Simone Weil once said: “There are two things that pierce the human heart.  One is beauty.  The other is affliction.”  If you are like me, you are ready, willing, and able to sign up for the beauty part right here and right now, but not so sure you are up for the affliction part.  I mean, what kind of person would wish, or welcome, pain upon themselves, right?

Somehow we need to get over the notion that pain is some kind of cosmic accident that is always bad and should be avoided at all costs.  This way of thinking hinders our growth and maturity in significant ways, because pain always has intent.  God subjected us to this kind of a life in order that we might be liberated from bondage to decay and be brought into the glorious freedom of the children of God. (Romans 8:20-21)  Pain has purpose.  Somehow it is through affliction that we come to know real love, and it is through bondage that we come to know true freedom.  God uses our pain and sadness to deepen and widen us, so that we might be able to receive even more of him.  Thus, avoiding pain is avoiding God, and embracing pain is embracing what God is trying to do in and then through us.
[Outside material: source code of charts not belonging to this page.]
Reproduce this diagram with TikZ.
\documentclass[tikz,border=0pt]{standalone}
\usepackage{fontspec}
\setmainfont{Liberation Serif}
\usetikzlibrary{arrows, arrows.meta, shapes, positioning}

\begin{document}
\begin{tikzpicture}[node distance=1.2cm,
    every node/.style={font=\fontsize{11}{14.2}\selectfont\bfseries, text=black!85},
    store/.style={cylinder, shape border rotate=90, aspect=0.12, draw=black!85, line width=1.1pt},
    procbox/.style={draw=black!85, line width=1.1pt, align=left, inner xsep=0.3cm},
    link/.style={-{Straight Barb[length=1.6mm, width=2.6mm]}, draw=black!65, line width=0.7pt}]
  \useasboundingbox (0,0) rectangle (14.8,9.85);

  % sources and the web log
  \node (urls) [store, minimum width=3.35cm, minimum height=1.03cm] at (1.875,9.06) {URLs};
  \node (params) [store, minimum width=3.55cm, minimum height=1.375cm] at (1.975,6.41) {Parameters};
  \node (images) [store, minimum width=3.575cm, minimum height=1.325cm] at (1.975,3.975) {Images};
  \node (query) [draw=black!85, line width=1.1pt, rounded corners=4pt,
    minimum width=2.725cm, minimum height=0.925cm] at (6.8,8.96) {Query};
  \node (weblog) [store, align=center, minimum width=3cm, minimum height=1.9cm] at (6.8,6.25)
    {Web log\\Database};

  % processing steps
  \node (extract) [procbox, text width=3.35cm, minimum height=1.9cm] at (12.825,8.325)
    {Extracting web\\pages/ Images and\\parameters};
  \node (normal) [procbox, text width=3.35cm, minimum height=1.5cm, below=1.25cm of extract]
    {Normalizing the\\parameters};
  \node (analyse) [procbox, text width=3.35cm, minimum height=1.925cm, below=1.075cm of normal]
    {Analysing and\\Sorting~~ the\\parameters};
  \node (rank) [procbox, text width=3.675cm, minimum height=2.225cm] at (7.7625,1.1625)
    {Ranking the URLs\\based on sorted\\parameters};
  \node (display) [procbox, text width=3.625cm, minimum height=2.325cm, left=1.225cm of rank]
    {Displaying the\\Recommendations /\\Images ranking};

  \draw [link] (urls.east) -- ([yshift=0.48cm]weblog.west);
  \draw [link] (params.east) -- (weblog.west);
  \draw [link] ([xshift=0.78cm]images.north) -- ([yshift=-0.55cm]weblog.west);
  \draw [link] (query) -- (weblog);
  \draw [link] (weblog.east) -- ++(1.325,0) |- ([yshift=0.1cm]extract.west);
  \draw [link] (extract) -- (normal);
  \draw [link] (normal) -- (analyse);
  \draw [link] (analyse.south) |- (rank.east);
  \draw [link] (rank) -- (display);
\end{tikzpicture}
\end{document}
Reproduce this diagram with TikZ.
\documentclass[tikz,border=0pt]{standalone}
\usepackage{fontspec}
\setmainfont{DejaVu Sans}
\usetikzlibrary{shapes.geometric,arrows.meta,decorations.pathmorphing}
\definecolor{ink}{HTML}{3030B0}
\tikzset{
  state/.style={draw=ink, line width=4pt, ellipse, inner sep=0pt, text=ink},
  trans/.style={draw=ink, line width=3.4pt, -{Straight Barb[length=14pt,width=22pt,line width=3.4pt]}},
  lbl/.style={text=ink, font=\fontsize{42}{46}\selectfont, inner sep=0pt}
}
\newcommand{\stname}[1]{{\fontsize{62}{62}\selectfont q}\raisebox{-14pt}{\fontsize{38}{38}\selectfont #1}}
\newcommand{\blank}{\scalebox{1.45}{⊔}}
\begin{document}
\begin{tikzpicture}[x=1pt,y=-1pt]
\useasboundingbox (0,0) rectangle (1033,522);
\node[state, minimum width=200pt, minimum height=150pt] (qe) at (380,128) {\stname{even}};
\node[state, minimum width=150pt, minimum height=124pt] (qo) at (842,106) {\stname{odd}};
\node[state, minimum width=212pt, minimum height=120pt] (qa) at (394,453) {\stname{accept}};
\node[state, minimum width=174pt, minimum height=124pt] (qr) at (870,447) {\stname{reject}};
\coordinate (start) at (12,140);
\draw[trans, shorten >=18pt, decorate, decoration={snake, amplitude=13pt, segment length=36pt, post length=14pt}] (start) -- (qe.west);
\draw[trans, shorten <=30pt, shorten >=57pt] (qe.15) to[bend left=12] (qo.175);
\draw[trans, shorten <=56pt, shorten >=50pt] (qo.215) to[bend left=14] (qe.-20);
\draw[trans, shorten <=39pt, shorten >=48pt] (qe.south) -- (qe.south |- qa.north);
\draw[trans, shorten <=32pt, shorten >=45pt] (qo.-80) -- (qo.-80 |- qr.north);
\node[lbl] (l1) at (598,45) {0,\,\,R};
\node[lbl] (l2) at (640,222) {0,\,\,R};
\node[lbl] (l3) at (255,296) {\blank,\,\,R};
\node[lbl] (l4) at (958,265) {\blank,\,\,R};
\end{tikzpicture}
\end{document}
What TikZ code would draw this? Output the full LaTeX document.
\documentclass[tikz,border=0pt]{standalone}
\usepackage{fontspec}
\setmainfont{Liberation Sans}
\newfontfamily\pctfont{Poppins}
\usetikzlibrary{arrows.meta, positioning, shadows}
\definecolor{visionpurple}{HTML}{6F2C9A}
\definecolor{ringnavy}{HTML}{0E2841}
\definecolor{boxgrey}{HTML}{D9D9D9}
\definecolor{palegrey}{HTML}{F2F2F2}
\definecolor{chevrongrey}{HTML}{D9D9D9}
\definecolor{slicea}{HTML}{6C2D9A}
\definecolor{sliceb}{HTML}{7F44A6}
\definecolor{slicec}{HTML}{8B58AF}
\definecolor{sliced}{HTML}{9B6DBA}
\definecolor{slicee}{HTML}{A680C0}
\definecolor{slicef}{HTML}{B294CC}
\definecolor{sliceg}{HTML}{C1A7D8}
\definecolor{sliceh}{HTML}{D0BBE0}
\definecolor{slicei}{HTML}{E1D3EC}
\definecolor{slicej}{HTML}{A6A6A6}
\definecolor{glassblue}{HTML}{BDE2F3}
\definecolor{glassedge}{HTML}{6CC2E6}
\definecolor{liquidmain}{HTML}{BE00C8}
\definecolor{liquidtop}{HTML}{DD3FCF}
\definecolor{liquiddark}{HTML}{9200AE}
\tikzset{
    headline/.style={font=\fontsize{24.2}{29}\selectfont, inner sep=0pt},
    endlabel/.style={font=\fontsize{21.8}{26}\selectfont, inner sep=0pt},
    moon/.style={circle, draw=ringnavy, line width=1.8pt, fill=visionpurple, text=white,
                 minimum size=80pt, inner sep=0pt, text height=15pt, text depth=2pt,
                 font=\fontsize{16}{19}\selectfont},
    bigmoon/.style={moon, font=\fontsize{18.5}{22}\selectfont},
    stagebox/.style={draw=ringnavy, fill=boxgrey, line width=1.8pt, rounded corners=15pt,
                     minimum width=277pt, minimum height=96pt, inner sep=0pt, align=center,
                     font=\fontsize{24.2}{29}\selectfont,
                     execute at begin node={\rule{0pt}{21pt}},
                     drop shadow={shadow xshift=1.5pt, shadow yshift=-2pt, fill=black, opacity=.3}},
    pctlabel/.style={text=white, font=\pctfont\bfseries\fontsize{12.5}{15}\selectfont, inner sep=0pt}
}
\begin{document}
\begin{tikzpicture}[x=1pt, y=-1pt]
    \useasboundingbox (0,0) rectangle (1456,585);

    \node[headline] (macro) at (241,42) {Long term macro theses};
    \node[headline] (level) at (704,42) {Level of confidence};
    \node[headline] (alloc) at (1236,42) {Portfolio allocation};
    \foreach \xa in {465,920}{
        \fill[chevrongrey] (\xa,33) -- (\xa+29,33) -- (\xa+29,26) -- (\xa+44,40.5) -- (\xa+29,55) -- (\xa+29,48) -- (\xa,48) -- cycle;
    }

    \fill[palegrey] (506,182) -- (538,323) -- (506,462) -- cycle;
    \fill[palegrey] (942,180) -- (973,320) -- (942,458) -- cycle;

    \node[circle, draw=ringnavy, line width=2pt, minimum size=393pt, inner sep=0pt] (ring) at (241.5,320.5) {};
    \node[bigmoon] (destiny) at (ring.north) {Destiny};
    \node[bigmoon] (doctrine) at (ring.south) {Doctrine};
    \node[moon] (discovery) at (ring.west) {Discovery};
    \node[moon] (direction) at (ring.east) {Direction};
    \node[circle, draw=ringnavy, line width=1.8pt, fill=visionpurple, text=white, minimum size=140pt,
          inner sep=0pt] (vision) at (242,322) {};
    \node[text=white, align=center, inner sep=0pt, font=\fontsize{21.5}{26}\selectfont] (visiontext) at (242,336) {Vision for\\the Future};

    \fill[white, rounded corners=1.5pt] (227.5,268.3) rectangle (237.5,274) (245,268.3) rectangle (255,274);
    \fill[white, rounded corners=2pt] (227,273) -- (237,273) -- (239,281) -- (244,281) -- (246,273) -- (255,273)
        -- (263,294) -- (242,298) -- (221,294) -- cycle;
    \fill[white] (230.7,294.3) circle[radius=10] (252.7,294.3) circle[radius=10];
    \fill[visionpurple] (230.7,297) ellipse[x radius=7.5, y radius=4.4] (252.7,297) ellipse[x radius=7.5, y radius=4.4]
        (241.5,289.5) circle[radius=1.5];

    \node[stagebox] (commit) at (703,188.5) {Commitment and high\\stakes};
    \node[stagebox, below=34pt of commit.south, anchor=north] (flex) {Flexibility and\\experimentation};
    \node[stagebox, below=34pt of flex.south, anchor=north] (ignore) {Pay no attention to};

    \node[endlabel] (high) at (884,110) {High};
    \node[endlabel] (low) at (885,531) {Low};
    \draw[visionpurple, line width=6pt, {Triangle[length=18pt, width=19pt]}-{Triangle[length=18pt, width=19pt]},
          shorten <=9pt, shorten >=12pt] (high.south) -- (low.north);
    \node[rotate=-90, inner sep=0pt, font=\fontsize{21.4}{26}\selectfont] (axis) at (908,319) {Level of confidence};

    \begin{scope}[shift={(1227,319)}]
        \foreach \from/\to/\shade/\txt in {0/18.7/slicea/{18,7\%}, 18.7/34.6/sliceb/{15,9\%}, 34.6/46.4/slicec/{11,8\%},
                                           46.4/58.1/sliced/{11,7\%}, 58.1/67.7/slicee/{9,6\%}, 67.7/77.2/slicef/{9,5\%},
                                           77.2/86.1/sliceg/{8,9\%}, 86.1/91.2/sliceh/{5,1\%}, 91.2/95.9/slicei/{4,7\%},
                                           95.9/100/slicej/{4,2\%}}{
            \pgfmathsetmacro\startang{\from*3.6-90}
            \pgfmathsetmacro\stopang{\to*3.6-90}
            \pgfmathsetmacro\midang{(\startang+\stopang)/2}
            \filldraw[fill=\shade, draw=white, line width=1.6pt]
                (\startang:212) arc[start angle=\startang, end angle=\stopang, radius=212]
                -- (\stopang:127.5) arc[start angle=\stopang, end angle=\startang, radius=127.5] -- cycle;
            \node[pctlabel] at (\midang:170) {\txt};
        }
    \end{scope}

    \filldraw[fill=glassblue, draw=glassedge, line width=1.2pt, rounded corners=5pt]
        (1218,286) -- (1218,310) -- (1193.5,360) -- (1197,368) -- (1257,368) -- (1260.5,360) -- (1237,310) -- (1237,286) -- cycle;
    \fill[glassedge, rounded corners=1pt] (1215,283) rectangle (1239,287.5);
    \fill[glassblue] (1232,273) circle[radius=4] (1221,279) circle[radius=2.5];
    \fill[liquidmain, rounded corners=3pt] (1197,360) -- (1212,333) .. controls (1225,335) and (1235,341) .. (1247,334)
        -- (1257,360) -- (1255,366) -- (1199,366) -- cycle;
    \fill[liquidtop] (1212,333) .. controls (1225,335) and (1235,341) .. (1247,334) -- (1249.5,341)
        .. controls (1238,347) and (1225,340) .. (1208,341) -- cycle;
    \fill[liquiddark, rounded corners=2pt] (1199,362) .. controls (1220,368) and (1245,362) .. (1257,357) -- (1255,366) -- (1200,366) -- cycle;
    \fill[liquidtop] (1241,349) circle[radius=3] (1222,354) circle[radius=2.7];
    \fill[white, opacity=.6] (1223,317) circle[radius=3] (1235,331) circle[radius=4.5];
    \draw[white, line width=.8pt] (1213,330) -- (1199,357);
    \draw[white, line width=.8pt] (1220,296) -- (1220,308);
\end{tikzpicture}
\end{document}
The crazy thing is that God actually uses our pain and our unmet longing to arouse and expand us within.  Just listen to the words of Eugene Peterson: “All around us we observe a pregnant creation.  The difficult times of pain throughout the world are simply birth pangs.  But it is not only around us; it is within us.  The Spirit of God is arousing us within.  We’re also feeling the birth pangs.  These sterile and barren bodies of ours are yearning for full deliverance.  That is why waiting does not diminish us, any more than it diminishes a pregnant mother.  We are enlarged in the waiting.  We, of course, don’t see what is enlarging us.  But the longer we wait, the larger we become, and the more joyful our expectancy.” (Romans 8:22-25, The Message

So help us, O God, to stop running.  Give us the grace and the courage to stop trying to avoid and escape pain and suffering and brokenness at every opportunity.  Help us to actually embrace it, so that we will receive the gifts that it has to offer—becoming more like you in the process.